Certainly all writers face critique. Orwell’s battles with his enemies scaled the heights of Stalinism, totalitarianism, poverty and redistribution of wealth. But Orwell’s children, inspired by his political courage and analytical clarity, live in a time that requires more reading and less chat, more thought and less comment, more considered reflection and less sexist, racist, xenophobic or homophobic flaming.
The problem is not in the blog as a platform. The difficulty is sourced from the pseudo-democratic assumption that “everyone” – or, more accurately, the online population with time on their hands – has both the right and expertise to comment. The consequence of this “decision” is that when the commentator lacks the detailed knowledge to discuss content and ideas in an article, they revert to attacks on a person they often do not know. I have never understood why, if a reader was so agitated by an online article, that they did not simply click away from the site. Why fill the web with skank? Click the mouse and read something else.
Blogging culture naturalises and justifies prejudice, ridicule and personal attacks through such words and phrases as “freedom of speech” and “democracy”. While defended as being “the wisdom of the crowd”, many of these commentators express the discrimination of a very few. These flamers are not a crowd and are not wise.
There were two complaints made about the comment to my former doctoral student – one from me and another from one of her colleagues – and it was removed. It is significant that by the policy of this website, if no complaint is made then the offensive statement remains. “The crowd” decides if a woman should or should not be described as skanky. But does anyone have the right to describe someone in this way? Such a label does not further either democracy or freedom of speech.
Certainly, there are some wise and insightful men and women who sharpen and improve the scope and scale of original ideas through blogs. My first-year students use them to convey emotion when formal education closed off expressive opportunities.
The genre or platform is not a problem, but the confusion over the right to comment about a topic and the right to personally attack a writer will always hamper the readability of the form. So often these days, I simply click away from a site in disgust, having enjoyed an article on information literacy, sport or education only to find the comments under the piece lathered in personal abuse. This is not a war over ideas. This is not a scholarly debate. This is playground bullying, using blogs rather than fists.
It is easy for those of us established in our writing careers to ignore bloggers. There are so many remarkable books and articles to read that there is no need to waste a minute on blogger bluster. But when one of my brilliant former students was hammered through misogynist labelling rather than a rational expression of views, it is important to return again to the question of “Why I write” or, more precisely, why we teach others to write.
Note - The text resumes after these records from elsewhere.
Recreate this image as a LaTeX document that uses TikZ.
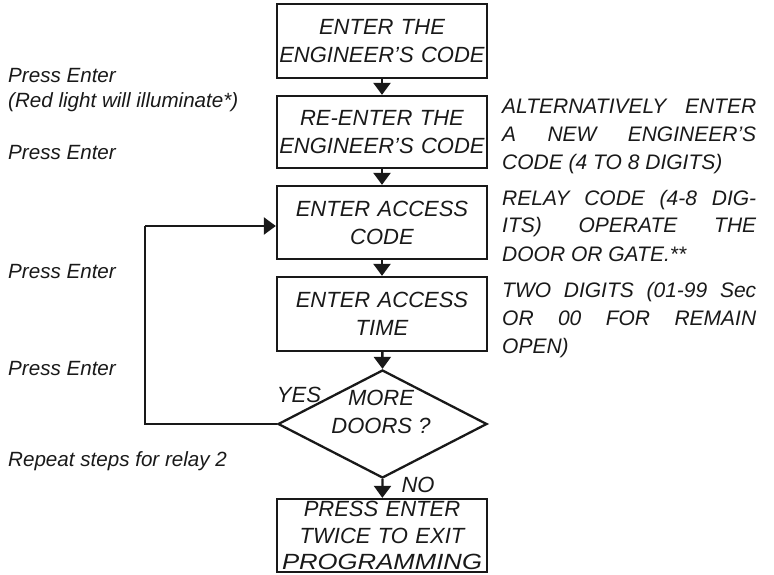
\documentclass[tikz,border=0pt]{standalone}
\usepackage{fontspec}
\setmainfont{Liberation Sans}
\usetikzlibrary{shapes.geometric,arrows.meta}
\begin{document}
\begin{tikzpicture}[x=1pt,y=-1pt,
  every node/.style={font=\fontsize{21}{28}\selectfont\itshape,text=black!90},
  boxfont/.style={font=\fontsize{22}{28}\selectfont\itshape},
  stepbox/.style={draw=black!90,line width=2.3pt,minimum width=210pt,inner sep=0pt,align=center,text width=210pt,boxfont},
  sidetext/.style={anchor=base west,inner sep=0pt,align=left,font=\fontsize{20.6}{25}\selectfont\itshape},
  notetext/.style={anchor=base west,inner sep=0pt,text width=254pt,align=justify},
  flow/.style={draw=black!90,line width=2.3pt,-{Triangle[width=17pt,length=12pt]}},
  plain/.style={draw=black!90,line width=2.3pt}]
\useasboundingbox (0,0) rectangle (774,575);

\node[stepbox,minimum height=74pt] (b1) at (382,41) {ENTER THE\\ENGINEER'S CODE};
\node[stepbox,minimum height=72pt] (b2) at (382,132) {RE-ENTER THE\\ENGINEER'S CODE};
\node[stepbox,minimum height=73pt] (b3) at (382,222.5) {ENTER ACCESS\\CODE};
\node[stepbox,minimum height=74pt] (b4) at (382,314) {ENTER ACCESS\\TIME};
\node[draw=black!90,diamond,line width=2.3pt,minimum width=209pt,minimum height=108pt,inner sep=0pt] (d) at (382.5,424) {};
\node[align=center,inner sep=0pt,boxfont] (dq) at (381,412) {MORE\\DOORS ?};
\node[stepbox,minimum height=73pt,font=\fontsize{22}{26.5}\selectfont\itshape] (b5) at (382,535.5) {PRESS ENTER\\TWICE TO EXIT\\\resizebox{200pt}{\height}{PROGRAMMING}};

\draw[flow] (b1) -- (b2);
\draw[flow] (b2) -- (b3);
\draw[flow] (b3) -- (b4);
\draw[flow] (b4) -- (d.north);
\draw[flow] (d.south) -- (b5);
\coordinate (c1) at (145,424);
\coordinate (c2) at (145,226);
\draw[plain] (d.west) -- (c1) -- (c2);
\draw[flow] (c2) -- (b3.west |- c2);

\node[inner sep=0pt,boxfont] (yes) at (299,395) {YES};
\node[inner sep=0pt,boxfont] (no) at (418,485) {NO};

\node[sidetext] (l1) at (8,83) {Press Enter};
\node[sidetext] (l2) at (8,108) {(Red light will illuminate*)};
\node[sidetext] (l3) at (8,160) {Press Enter};
\node[sidetext] (l4) at (8,278) {Press Enter};
\node[sidetext] (l5) at (8,375) {Press Enter};
\node[sidetext] (l6) at (8,466) {Repeat steps for relay 2};

\node[notetext] (r1) at (502,114) {ALTERNATIVELY ENTER\linebreak A NEW ENGINEER'S\linebreak CODE (4 TO 8 DIGITS)};
\node[notetext] (r2) at (502,205) {RELAY CODE (4-8 DIG-\linebreak ITS) OPERATE THE\linebreak DOOR OR GATE.**};
\node[notetext] (r3) at (502,297) {TWO DIGITS (01-99 Sec\linebreak OR 00 FOR REMAIN\linebreak OPEN)};
\end{tikzpicture}
\end{document}
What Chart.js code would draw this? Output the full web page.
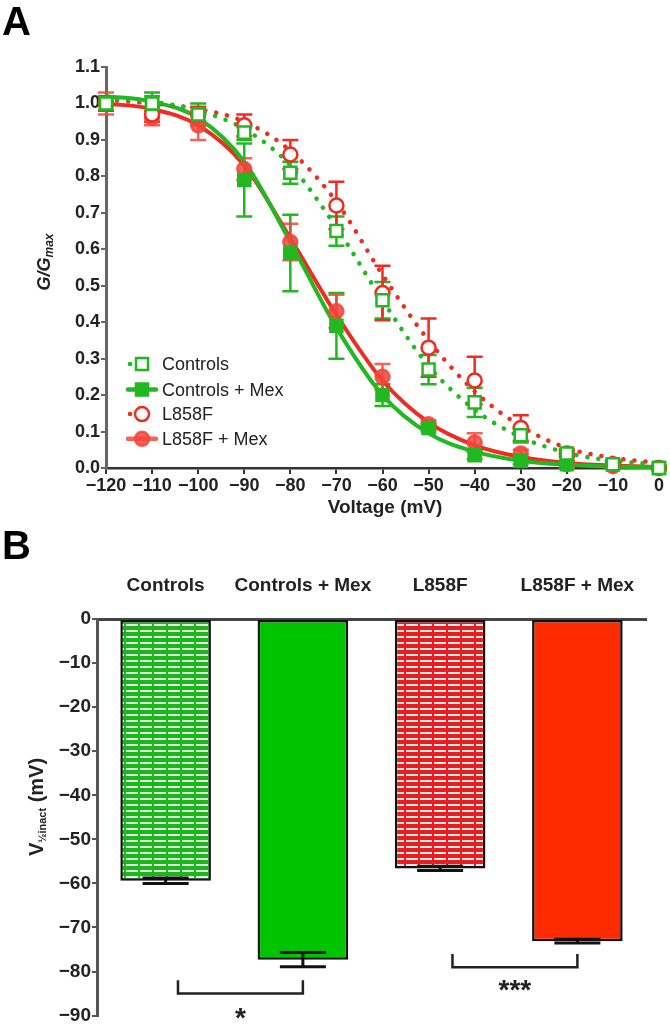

It is difficult to write effectively, efficiently and expressively. Technical aspects may be mastered, but it is a constant challenge to match clean prose and direct language with an incisive connection to our time. Or – to use Orwell again as a model – we remember that “good prose is like a window pane”. What we see through the glass depends on the respect we hold for those who craft words into a shape and style. From the inspiration of my soon-to-be second-year students, the future will be filled with those who write with purpose, feeling and compassion. Let us hope that there are very few Colonel Rouges waiting to smash their window.
Tara Brabazon is professor of media studies, University of Brighton.